Last night's Energy Bill vote, to toughen up pollution controls on Britain's dirtiest coal-fired power stations, is a classic of the genre. Labour turned out 155 of its peers for the amendment, and they were joined in the Aye Lobby by 43 Lib Dems, one Conservative and 30 Crossbenchers - which gave a comfortable majority of 44 against the government. On the No side - the government position - there were 26 Lib Dems and 18 Crossbenchers. So that defeat is added to the vote in June on the Offender Rehabilitation Bill (to require a further vote of Parliament before changes were made to the Probation Service) and the vote in October on an amendment to the Care Bill (on the applicability of human rights law to private care providers). Compared to the devastation inflicted to other Bills in this Parliament, this may be a fairly modest batting average, but the legislation is rather less controversial to start with. Up to now.
Today the government has offered a temporary pause in consideration of Part 2 of the Lobbying etc Bill (the bit about restrictions on election-time campaigning by pressure groups) to avoid defeat on the three month pause being proposed by Crossbencher Lord Ramsbotham. The government looks very vulnerable on this measure, not least because of the number of peers with strong connections to charities and pressure groups, and there's already talk of this bill getting the kind of treatment meted out to the Enterprise and Regulatory Reform Bill and and the Legal Aid etc Bill, in the last session.

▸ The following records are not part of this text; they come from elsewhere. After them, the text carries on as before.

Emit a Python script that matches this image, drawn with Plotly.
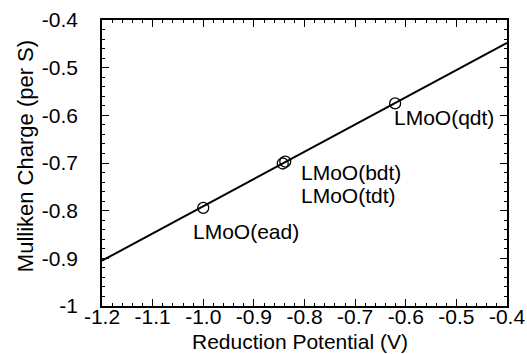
import plotly.graph_objects as go

# data
compounds = ["LMoO(ead)", "LMoO(bdt)", "LMoO(tdt)", "LMoO(qdt)"]
potential = [-1.00, -0.843, -0.838, -0.621]
charge = [-0.794, -0.701, -0.697, -0.575]

fit_x = [-1.2, -0.4]
fit_y = [-0.905, -0.448]

# label anchor positions (data units)
label_x = [-1.022, -0.809, -0.809, -0.625]
label_y = [-0.843, -0.719, -0.769, -0.6035]

x_ticks = [-1.2, -1.1, -1.0, -0.9, -0.8, -0.7, -0.6, -0.5, -0.4]
x_ticktext = ["-1.2", "-1.1", "-1.0", "-0.9", "-0.8", "-0.7", "-0.6", "-0.5", "-0.4"]
y_ticks = [-1.0, -0.9, -0.8, -0.7, -0.6, -0.5, -0.4]
y_ticktext = ["-1", "-0.9", "-0.8", "-0.7", "-0.6", "-0.5", "-0.4"]

x_title = "Reduction Potential (V)"
y_title = "Mulliken Charge (per S)"

FONT = "Liberation Sans, Arial, Helvetica, sans-serif"

fig = go.Figure()
fig.add_trace(go.Scatter(x=fit_x, y=fit_y, mode="lines",
                         line=dict(color="black", width=2), hoverinfo="skip"))
fig.add_trace(go.Scatter(x=potential, y=charge, mode="markers", text=compounds,
                         marker=dict(symbol="circle-open", size=11, color="black",
                                     line=dict(width=1.3, color="black"))))

for t, lx, ly in zip(compounds, label_x, label_y):
    fig.add_annotation(x=lx, y=ly, text=t, showarrow=False, xanchor="left",
                       yanchor="middle", borderpad=0,
                       font=dict(family=FONT, size=21, color="black"))

# axis titles placed as paper-anchored text
fig.add_annotation(xref="paper", yref="paper", x=0.49, y=-0.124, text=x_title,
                   showarrow=False, xanchor="center", yanchor="middle", borderpad=0,
                   font=dict(family=FONT, size=21, color="black"))
fig.add_annotation(xref="paper", yref="paper", x=-0.19, y=0.524, text=y_title,
                   textangle=-90, showarrow=False, xanchor="center", yanchor="middle",
                   borderpad=0, font=dict(family=FONT, size=22, color="black"))

axis_common = dict(showline=True, linecolor="black", linewidth=1.5, mirror="ticks",
                   ticks="inside", ticklen=7, tickwidth=1.3, tickcolor="black",
                   showgrid=False, zeroline=False, automargin=False,
                   tickfont=dict(family=FONT, size=21, color="black"),
                   minor=dict(ticks="inside", ticklen=3, dtick=0.02, tickcolor="black",
                              tickwidth=1, showgrid=False))

fig.update_xaxes(range=[-1.2, -0.4], tickvals=x_ticks, ticktext=x_ticktext,
                 ticklabelstandoff=-9, **axis_common)
fig.update_yaxes(range=[-1.0, -0.4], tickvals=y_ticks, ticktext=y_ticktext,
                 ticklabelstandoff=18, **axis_common)

fig.update_layout(width=527, height=354, showlegend=False, template="none",
                  margin=dict(l=102, r=20, t=20, b=48, autoexpand=False),
                  plot_bgcolor="white", paper_bgcolor="white")

fig.write_html("out.html", config={"displayModeBar": False},
               post_script="document.body.style.margin='0';document.body.style.overflow='hidden';")
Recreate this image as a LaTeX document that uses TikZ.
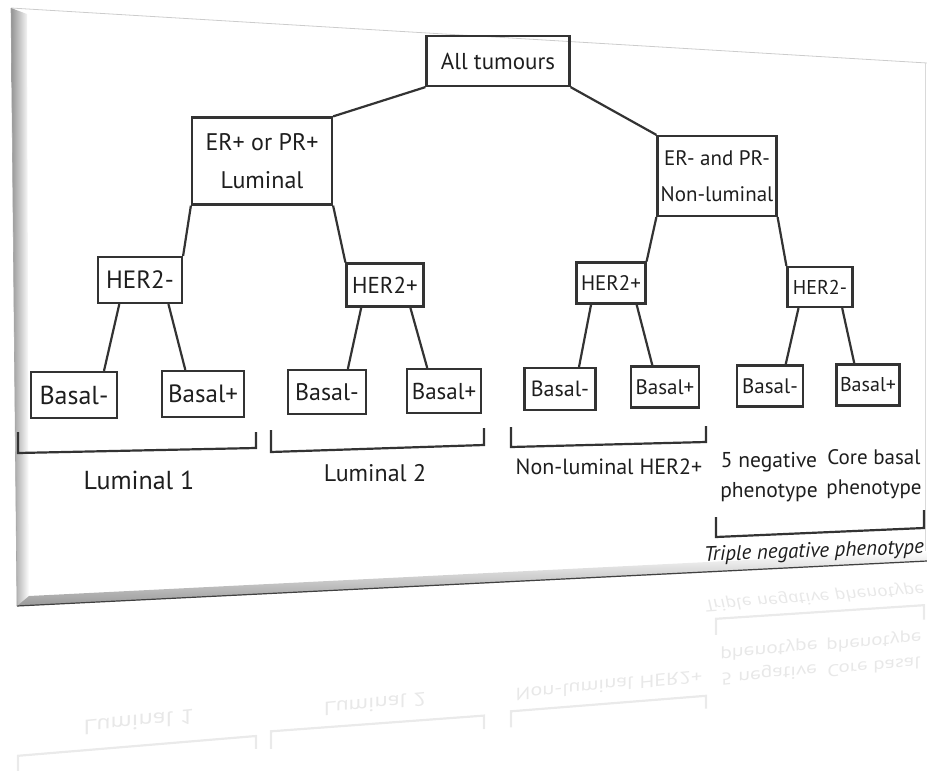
\documentclass[tikz,border=0pt]{standalone}
\usepackage{fontspec}
\setmainfont{PT Sans}
\usetikzlibrary{calc}
\definecolor{lc}{HTML}{333333}
\definecolor{tc}{HTML}{1E1E1E}
\tikzset{
  box/.style n args={4}{draw=lc, line width=2.2pt, minimum width=#1, minimum height=#2,
    inner sep=0pt, align=center, text=tc, font=\fontsize{#3}{#4}\selectfont},
  conn/.style={draw=lc, line width=2.2pt},
  brk/.style={draw=lc, line width=2.2pt},
  lab/.style 2 args={inner sep=0pt, align=center, text=tc, font=\fontsize{#1}{#2}\selectfont}
}
\newcommand\lowerpart{%
  \draw[brk] (18,432) -- (18,453) -- (256,448) -- (256,432);
  \draw[brk] (271,430) -- (271,452) -- (484,445) -- (484,428);
  \draw[brk] (511,427) -- (511,447) -- (706,442) -- (706,426);
  \draw[brk] (716,517) -- (716,537) -- (924,528) -- (924,510);
  \node[lab={26}{30}] (l1) at (139,480) {Luminal 1};
  \node[lab={24}{28}] (l2) at (375,473) {Luminal 2};
  \node[lab={22}{26}] (nl) at (609,467) {Non-luminal HER2+};
  \node[lab={21.5}{30}] (fn) at (769,477) {5 negative\\phenotype};
  \node[lab={21}{30}] (cb) at (874,474) {Core basal\\phenotype};
  \node[lab={21}{26}, anchor=west, rotate=2, font=\fontsize{21}{26}\selectfont\itshape] (tn) at (704,556) {Triple negative phenotype};
}
\begin{document}
\begin{tikzpicture}[x=1pt,y=-1pt]
\useasboundingbox (0,0) rectangle (927,771);
% panel frame
\draw[gray!40, line width=0.8pt] (11,8) -- (927,63);
\draw[gray!30, line width=0.6pt] (925,63) -- (925,561);
\shade[left color=gray!85, right color=white] (11,8) -- (27,14) -- (29,597) -- (17,606) -- cycle;
\shade[top color=white, bottom color=gray!80] (17,606) -- (29,596) -- (927,551) -- (927,562) -- cycle;
\draw[gray!50!black, line width=1.2pt] (17,606) -- (927,561);
\draw[gray!70, line width=0.6pt] (11,8) -- (17,606);
% reflection
\begin{scope}[cm={1,0.1,0,-0.8,(0pt,-1120pt)}, transform shape, opacity=0.1, name prefix=r-]
  \lowerpart
\end{scope}
% nodes
\node[box={143pt}{50pt}{23}{26}] (all) at (498,61) {All tumours};
\node[box={140pt}{87pt}{24}{38}] (erp) at (262,161) {ER+ or PR+\\Luminal};
\node[box={119pt}{80pt}{21}{36}] (ern) at (717,176) {ER- and PR-\\Non-luminal};
\node[box={84pt}{46pt}{25}{28}] (h1) at (140,280) {HER2-};
\node[box={77pt}{43pt}{23}{26}] (h2) at (385,285) {HER2+};
\node[box={69pt}{41pt}{21}{24}] (h3) at (611,283) {HER2+};
\node[box={65pt}{40pt}{20}{23}] (h4) at (820,287) {HER2-};
\node[box={86pt}{46pt}{26}{29}] (b1) at (74,395) {Basal-};
\node[box={82pt}{46pt}{25}{28}] (b2) at (203,394) {Basal+};
\node[box={78pt}{44pt}{24}{27}] (b3) at (327,392) {Basal-};
\node[box={74pt}{44pt}{23}{26}] (b4) at (444,391) {Basal+};
\node[box={71pt}{42pt}{22}{25}] (b5) at (560,389) {Basal-};
\node[box={68pt}{41pt}{21}{24}] (b6) at (665,387) {Basal+};
\node[box={66pt}{41pt}{21}{24}] (b7) at (770,386) {Basal-};
\node[box={63pt}{41pt}{20}{23}] (b8) at (868,385) {Basal+};
% connectors
\draw[conn] (all.south west) -- (erp.north east);
\draw[conn] (all.south east) -- (ern.north west);
\draw[conn] (erp.south west) -- (h1.north east);
\draw[conn] (erp.south east) -- (h2.north west);
\draw[conn] (ern.south west) -- (h3.north east);
\draw[conn] (ern.south east) -- (h4.north west);
\draw[conn] ($(h1.south west)!0.26!(h1.south east)$) -- ($(b1.north west)!0.84!(b1.north east)$);
\draw[conn] ($(h1.south west)!0.83!(h1.south east)$) -- ($(b2.north west)!0.29!(b2.north east)$);
\draw[conn] ($(h2.south west)!0.2!(h2.south east)$) -- ($(b3.north west)!0.76!(b3.north east)$);
\draw[conn] ($(h2.south west)!0.82!(h2.south east)$) -- ($(b4.north west)!0.28!(b4.north east)$);
\draw[conn] ($(h3.south west)!0.22!(h3.south east)$) -- ($(b5.north west)!0.76!(b5.north east)$);
\draw[conn] ($(h3.south west)!0.86!(h3.south east)$) -- ($(b6.north west)!0.32!(b6.north east)$);
\draw[conn] ($(h4.south west)!0.18!(h4.south east)$) -- ($(b7.north west)!0.73!(b7.north east)$);
\draw[conn] ($(h4.south west)!0.83!(h4.south east)$) -- ($(b8.north west)!0.29!(b8.north east)$);
\lowerpart
\end{tikzpicture}
\end{document}
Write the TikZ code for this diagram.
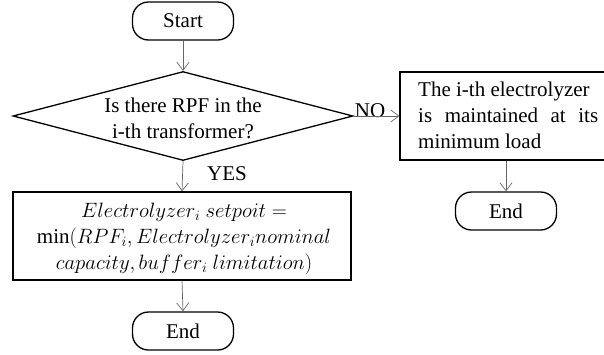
\documentclass[tikz,border=0pt]{standalone}
\usepackage{fontspec}
\setmainfont{Liberation Serif}
\usetikzlibrary{arrows.meta,shapes.geometric}
\begin{document}
\begin{tikzpicture}[x=1pt,y=-1pt,
  every node/.style={font=\fontsize{21}{26}\selectfont},
  term/.style={draw, line width=1.3pt, rounded corners=16pt, minimum width=101pt, minimum height=38pt, inner sep=0pt},
  proc/.style={draw, line width=1.3pt, inner sep=0pt},
  txt/.style={inner sep=0pt, align=center},
  flow/.style={draw=black!60, line width=0.7pt, -{Straight Barb[length=8pt,width=12pt,line width=0.7pt]}}]
\useasboundingbox (0,0) rectangle (604,354);
% shapes
\node[term] (start) at (183,21) {Start};
\node[diamond, draw, line width=1.3pt, minimum width=340pt, minimum height=89pt, inner sep=0pt] (q) at (183,116) {};
\node[txt] (qt) at (183,118) {Is there RPF in the\\ i-th transformer?};
\node[proc, minimum width=212pt, minimum height=88pt] (r) at (506,116) {};
\node[txt, anchor=west, align=left] (rt) at (418,115) {The i-th electrolyzer\\ \makebox[180pt][s]{is maintained at its}\\ minimum load};
\node[term] (end2) at (506,211) {End};
\node[proc, minimum width=338pt, minimum height=88pt] (b) at (182,236) {};
\node[txt] (bt) at (184,239) {$Electrolyzer_i\ setpoit =$\\ $\min(RPF_i, Electrolyzer_i nominal$\\ $capacity, buffer_i\ limitation)$};
\node[term] (end1) at (183,331) {End};
% labels
\node[txt, anchor=base] (yes) at (227,180) {YES};
\node[txt, anchor=base] (no) at (370,117) {NO};
% connectors
\draw[flow] (start) -- (q.north);
\draw[flow] (q.south) -- (b.north);
\draw[flow] (q.east) -- (r.west);
\draw[flow] (r.south) -- (end2.north);
\draw[flow] (b.south) -- (end1.north);
\end{tikzpicture}
\end{document}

And then we come to the Banking Bill, which is currently in the no-man's land between committee and report consideration, and will come back either very late this year, or early next. Report stage is the point in the life cycle of a bill at which amendments are usually attempted, and the massed forces of the Parliamentary Commission on Banking Standards are poised to attempt a significant re-writing of key parts of the Bill. They have feet in every camp in the Lords - among the Crossbenchers (Lord Turnbull) and the Bishops (in the form of Archbishop Justin Welby) as well as on the Conservative (Lord Lawson) and Labour benches (Lord McFall) - although they have lost Lib Dem Baroness Susan Kramer, whose new job as a Transport Minister precludes her involvement in any challenge to the bill.
There's a half serious suggestion out there, that preventing amendments to the Banking Bill is the real reason for the influx of Coalition Peers. If it doesn't work, ministers could be in for some stinging defeats.